Los papelones fijados en las puertas de catedral simbolizaban, más allá de la letra, una medida contingente para distender o atenuar las arrebatadas invectivas que el mismo obispo Abad y Queipo había emitido, con una retórica incendiaria nunca vista hasta entonces. Dadas “las fatales noticias” que llegaban de los desmanes y saqueos en Guanajuato, “exageradas hasta el último grado de la consternación”, había que poner en resguardo no solo a este obispo irascible y al intendente (que salieron huyendo junto con la principales familias), sino, sobre todo, asegurar la inviolabilidad de las monjas y beatas que, por cierto, ya resentían los miedos y las histerias colectivas. Tengo para mí que estos eran los dos motivos, en su fuero interno, más apremiantes o que causaban sus mayores aflicciones, dado que en el imaginario de la época estaban vivas las profanaciones de las clausuras a manos de los revolucionarios. Tal como se lee a la letra de su puño, el conde invocaba razones entendibles y del todo afectivas: “Causó mayor novedad en los conventos de religiosas y colegios de niñas educandas, que por razón de su poco discernimiento se llenaron de inquietudes y ansiedades de espíritu; igual conmoción aparecía en la gente baja, aunque por diverso principio, por creer ésta que la excomunión, siendo fulminada por un europeo, y que aún no estaba consagrado, era ineficaz, con lo que había ya cierto desprecio de la censura.”
Al cabo, este documento satisfactorio se ha querido como una retractación hecha a pedido; es decir, don Mariano estuvo conminado a su escritura no tanto por su propio proceder, sino por la evidente contingencia de proteger la institucionalidad diocesana; ya que los insurrectos, aunque incursos o no en esta pena mayor, en realidad, por motu proprio, permanecían “en contumacia”.
En 1776 el obispado de Michoacán era considerado por Antonio León y Gama el “más poblado y floreciente de toda la América” y aun de la monarquía. No por acaso los hechos que se sucedieron en las siguientes tres décadas prueban que la política de la Corona fue de creciente intromisión y asedio, tal como lo estudió David Brading en uno de sus mejores libros. Hay que recorrer esta saga de agravios: la secularización y escisión de la vida conventual, el cercenamiento de la jurisdicción diocesana, el ataque a las inmunidades eclesiásticas, la instauración de las intendencias, el nuevo control sobre diezmos y la consolidación de vales reales para pagar guerras extranjeras.
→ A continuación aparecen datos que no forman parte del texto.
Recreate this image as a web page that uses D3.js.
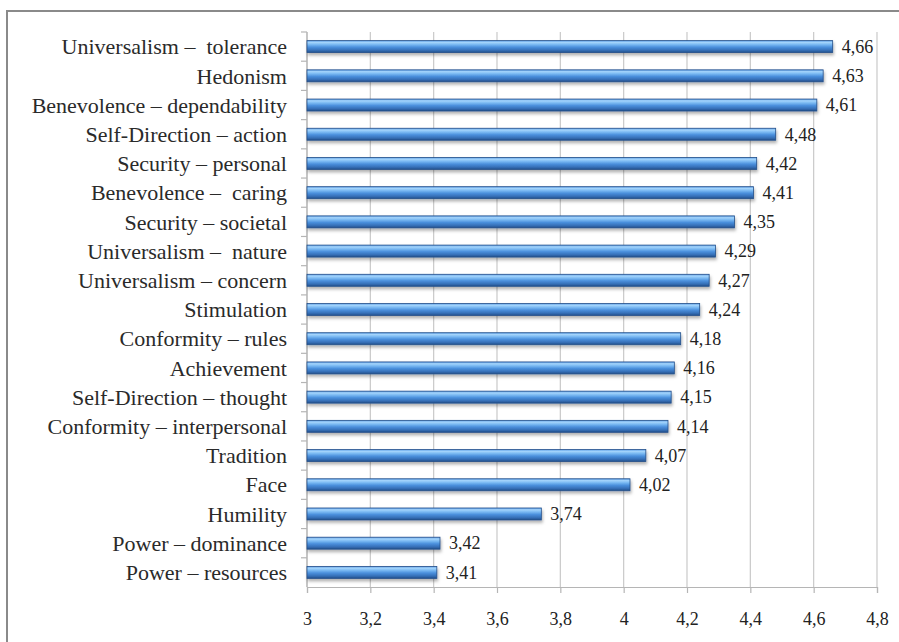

La situación se agudizó entre 1785 y 1804, cuando las exacciones forzosas y el descontento se hicieron sentir entre las élites locales. Un lustro antes del estallido de 1810, sin duda el conde de Sierra Gorda ya había colgado sus hábitos caballerescos, que le reclamaban absoluta y vitalicia fidelidad a los reyes, especialmente para “cuidar por sus intereses personales, no emplearse directa o indirectamente contra la persona del rey” y velar por la conservación de sus dominios; y así dejaría ver –entre los juegos de billar y sus manejos financieros– su simpatía por los proyectos de los curas y letrados conjurados con los que, en repetidas ocasiones, hiciera tertulia en su palacio de goût antique. Más aún, su título nobiliario, su dignidad eclesiástica y sus distinciones reales pasaron a ser simples vestiduras de oropel cuando, a las puertas de la catedral de Valladolid, con capa pluvial y aspersorio en mano, dio la entrada triunfal al padre Hidalgo y sus variopintas huestes. Entonces, todavía humeaba la desolación en el Bajío y el cura de Dolores aún no se hallaba investido como generalísimo de sus ejércitos. ~
* En realidad mi pesquisa era sobre la invención de un cuadro alegórico auspiciado por don Mariano, que hoy conserva el Museo de la Basílica de Guadalupe y está firmado por Andrés López en 1791. Un raro ejemplo de ekphrasis novohispana o de relación entre pintura y retórica. Puede verse este trabajo in extenso en: Fray Francisco de Jesús María y Andrés López, Cuaderno en que se explica la novísima y singularísima imagen de la Virgen santísima del Carmen, México, 2009, Museo de la Basílica, Honorable Ayuntamiento de Morelia, 2009.